Check every line of the entries that follow, and copy the ones containing "What".
===== WORKING DATA
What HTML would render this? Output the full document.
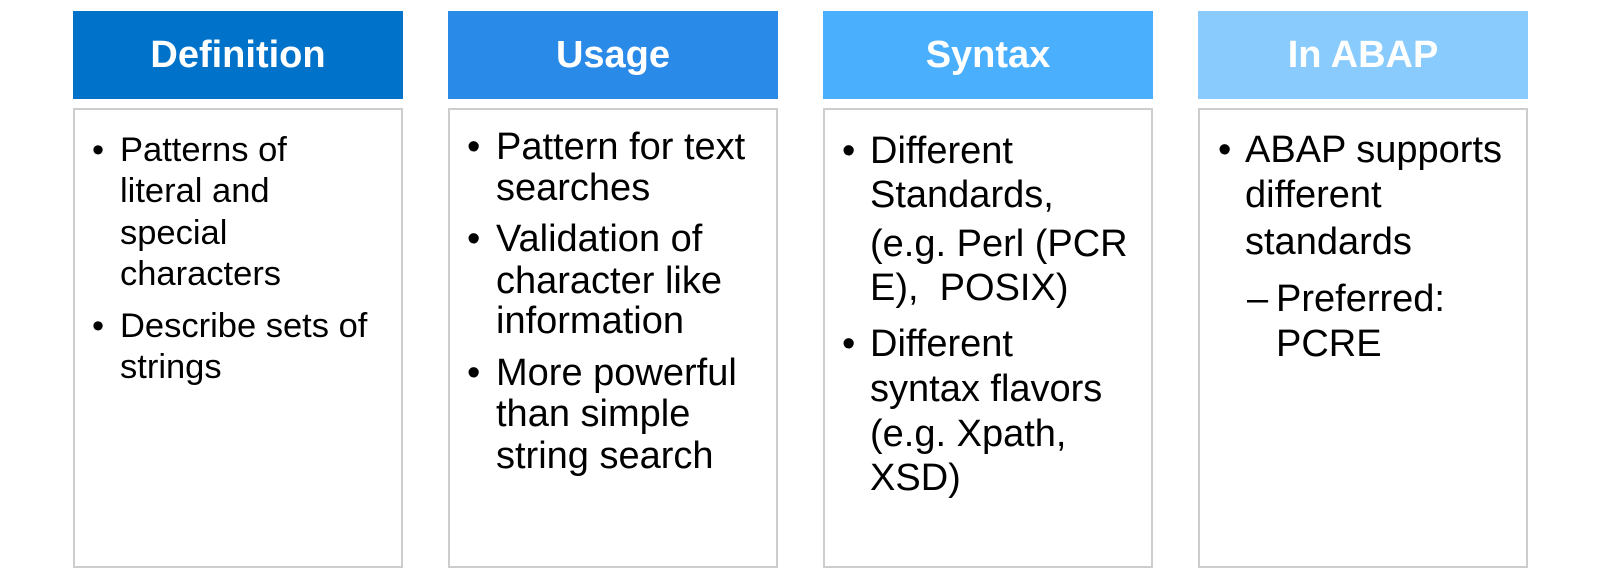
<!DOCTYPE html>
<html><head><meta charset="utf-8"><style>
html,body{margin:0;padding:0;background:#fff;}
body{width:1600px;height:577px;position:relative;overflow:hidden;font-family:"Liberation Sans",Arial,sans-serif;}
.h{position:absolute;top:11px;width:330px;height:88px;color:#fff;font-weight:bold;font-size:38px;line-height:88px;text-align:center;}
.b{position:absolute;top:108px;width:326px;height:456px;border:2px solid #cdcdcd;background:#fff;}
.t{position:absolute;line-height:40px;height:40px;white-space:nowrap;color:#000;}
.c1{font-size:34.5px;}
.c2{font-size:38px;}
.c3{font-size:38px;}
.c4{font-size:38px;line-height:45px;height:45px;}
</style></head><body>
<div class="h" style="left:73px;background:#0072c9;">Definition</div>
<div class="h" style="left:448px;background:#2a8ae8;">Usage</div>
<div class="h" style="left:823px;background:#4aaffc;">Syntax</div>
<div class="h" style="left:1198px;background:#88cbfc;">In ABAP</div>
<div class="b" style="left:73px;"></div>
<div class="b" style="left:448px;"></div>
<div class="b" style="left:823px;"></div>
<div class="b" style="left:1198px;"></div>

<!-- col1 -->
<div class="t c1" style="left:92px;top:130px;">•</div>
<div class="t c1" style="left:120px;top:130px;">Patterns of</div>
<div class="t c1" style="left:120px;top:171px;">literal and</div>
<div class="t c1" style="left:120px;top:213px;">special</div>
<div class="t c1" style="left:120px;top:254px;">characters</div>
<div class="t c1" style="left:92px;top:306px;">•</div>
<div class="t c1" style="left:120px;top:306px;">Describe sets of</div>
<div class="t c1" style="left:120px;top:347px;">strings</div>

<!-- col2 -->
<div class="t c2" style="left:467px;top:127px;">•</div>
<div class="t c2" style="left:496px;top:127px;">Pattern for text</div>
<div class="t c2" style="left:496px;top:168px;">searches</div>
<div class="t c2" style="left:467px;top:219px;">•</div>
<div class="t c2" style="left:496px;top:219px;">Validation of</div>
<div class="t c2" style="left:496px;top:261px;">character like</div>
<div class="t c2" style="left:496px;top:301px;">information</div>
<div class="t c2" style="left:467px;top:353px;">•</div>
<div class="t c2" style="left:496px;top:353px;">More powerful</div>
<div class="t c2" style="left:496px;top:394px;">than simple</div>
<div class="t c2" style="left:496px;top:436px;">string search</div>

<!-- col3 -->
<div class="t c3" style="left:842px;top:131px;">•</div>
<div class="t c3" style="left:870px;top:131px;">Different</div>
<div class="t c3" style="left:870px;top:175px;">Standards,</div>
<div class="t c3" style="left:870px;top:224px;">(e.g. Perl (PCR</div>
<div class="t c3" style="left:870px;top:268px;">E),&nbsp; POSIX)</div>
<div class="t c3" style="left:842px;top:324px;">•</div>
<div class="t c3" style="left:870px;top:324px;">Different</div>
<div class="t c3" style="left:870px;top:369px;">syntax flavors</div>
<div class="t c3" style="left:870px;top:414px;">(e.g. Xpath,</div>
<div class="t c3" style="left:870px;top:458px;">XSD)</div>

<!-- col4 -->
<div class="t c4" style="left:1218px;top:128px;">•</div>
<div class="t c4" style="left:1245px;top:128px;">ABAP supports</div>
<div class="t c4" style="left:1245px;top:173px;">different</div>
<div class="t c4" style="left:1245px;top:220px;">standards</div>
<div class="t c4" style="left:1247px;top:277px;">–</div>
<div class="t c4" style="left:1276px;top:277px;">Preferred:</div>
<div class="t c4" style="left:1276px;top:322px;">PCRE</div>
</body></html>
==========
===== WORKING DATA
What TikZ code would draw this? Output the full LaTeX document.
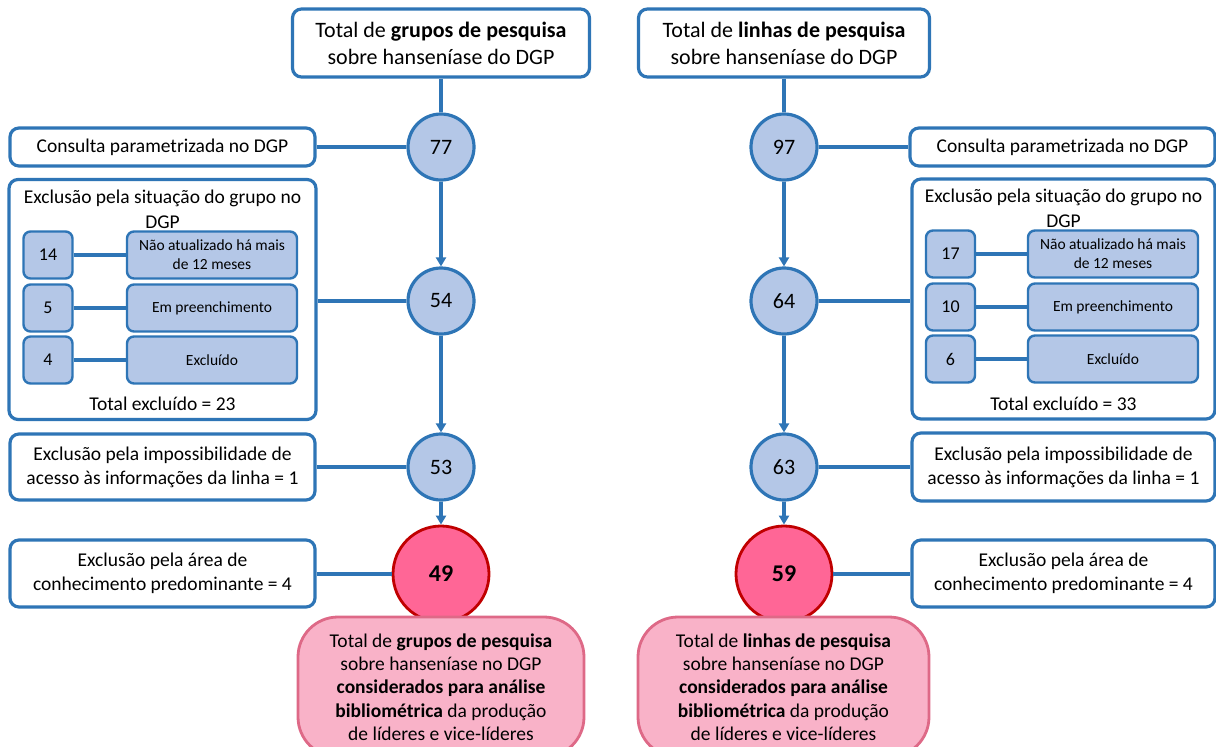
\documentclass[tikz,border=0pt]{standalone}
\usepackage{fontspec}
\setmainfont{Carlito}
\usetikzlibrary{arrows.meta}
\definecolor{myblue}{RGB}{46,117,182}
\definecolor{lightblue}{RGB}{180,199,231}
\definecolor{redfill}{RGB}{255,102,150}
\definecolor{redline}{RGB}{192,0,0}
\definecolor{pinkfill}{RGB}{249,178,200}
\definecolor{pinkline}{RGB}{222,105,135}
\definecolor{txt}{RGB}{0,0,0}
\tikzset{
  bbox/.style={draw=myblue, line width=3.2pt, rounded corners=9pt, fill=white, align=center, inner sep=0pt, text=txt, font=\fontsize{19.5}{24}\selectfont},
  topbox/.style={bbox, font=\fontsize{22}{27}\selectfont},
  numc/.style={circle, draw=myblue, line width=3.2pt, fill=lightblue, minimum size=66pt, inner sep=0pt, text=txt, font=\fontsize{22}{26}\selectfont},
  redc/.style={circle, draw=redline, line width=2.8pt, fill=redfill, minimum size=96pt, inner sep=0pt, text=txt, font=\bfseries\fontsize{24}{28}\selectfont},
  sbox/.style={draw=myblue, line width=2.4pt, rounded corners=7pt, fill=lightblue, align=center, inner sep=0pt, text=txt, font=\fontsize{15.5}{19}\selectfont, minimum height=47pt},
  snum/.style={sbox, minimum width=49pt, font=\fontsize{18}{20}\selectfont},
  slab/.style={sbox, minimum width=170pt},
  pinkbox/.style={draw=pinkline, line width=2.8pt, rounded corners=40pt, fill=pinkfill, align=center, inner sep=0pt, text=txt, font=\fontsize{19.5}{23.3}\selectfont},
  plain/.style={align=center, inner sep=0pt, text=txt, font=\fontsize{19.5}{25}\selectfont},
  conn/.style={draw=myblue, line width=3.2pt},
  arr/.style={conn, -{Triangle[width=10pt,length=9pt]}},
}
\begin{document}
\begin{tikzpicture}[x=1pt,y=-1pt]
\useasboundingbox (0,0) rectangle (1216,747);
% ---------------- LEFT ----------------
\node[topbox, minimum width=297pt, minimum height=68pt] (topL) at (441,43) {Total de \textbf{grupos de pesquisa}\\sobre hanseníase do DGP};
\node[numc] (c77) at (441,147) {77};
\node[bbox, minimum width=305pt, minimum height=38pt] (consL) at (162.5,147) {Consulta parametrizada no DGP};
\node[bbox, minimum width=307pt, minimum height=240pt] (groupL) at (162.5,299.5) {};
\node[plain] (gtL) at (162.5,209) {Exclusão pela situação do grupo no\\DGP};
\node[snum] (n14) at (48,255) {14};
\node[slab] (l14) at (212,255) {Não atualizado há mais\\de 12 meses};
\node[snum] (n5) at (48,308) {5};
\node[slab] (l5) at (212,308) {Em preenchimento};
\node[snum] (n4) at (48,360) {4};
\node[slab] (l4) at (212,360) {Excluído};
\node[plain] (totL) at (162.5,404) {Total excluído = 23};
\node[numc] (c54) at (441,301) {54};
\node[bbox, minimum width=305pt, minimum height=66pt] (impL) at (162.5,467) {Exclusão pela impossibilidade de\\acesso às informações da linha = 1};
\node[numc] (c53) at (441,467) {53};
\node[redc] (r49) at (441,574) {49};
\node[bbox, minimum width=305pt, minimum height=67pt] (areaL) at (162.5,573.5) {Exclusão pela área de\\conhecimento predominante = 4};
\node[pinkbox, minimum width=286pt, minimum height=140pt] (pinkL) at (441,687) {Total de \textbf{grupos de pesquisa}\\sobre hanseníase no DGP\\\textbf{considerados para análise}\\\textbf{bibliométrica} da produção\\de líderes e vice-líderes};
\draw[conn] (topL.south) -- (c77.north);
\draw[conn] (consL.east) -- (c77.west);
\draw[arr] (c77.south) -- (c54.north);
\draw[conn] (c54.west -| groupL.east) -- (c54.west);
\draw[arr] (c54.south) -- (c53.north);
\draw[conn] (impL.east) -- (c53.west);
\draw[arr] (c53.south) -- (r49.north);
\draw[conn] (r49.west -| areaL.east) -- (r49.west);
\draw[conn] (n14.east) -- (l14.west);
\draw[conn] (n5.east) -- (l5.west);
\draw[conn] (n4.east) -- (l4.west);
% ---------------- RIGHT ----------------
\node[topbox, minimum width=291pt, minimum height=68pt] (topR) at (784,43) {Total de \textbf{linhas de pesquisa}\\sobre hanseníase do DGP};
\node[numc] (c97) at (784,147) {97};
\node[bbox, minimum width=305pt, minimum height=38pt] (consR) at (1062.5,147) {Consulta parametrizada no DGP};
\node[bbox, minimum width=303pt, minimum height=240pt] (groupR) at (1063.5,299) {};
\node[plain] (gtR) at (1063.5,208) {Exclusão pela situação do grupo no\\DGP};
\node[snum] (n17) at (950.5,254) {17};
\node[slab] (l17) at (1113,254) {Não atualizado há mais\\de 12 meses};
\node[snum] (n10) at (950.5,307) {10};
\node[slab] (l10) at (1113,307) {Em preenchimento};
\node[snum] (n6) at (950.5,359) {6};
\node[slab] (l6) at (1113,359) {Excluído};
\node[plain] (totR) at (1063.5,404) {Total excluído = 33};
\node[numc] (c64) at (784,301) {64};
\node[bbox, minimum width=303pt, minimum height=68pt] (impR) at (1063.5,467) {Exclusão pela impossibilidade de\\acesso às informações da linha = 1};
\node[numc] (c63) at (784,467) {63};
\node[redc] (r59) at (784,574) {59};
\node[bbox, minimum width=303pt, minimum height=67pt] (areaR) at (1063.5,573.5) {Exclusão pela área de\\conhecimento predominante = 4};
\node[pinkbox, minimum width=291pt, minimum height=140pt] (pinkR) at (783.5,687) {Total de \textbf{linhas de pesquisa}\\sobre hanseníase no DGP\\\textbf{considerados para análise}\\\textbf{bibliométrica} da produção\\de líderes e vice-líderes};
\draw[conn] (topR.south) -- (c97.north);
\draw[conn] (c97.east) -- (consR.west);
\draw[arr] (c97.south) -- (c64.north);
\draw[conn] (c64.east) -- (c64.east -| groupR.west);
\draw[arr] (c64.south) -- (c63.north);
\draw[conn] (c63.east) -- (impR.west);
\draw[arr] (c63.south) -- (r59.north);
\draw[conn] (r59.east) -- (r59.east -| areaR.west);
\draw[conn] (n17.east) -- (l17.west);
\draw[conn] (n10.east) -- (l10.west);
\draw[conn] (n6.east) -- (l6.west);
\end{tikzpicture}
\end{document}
==========
__WRITTEN SOLUTION__.
What HTML would render this? Output the full document.
What TikZ code would draw this? Output the full LaTeX document.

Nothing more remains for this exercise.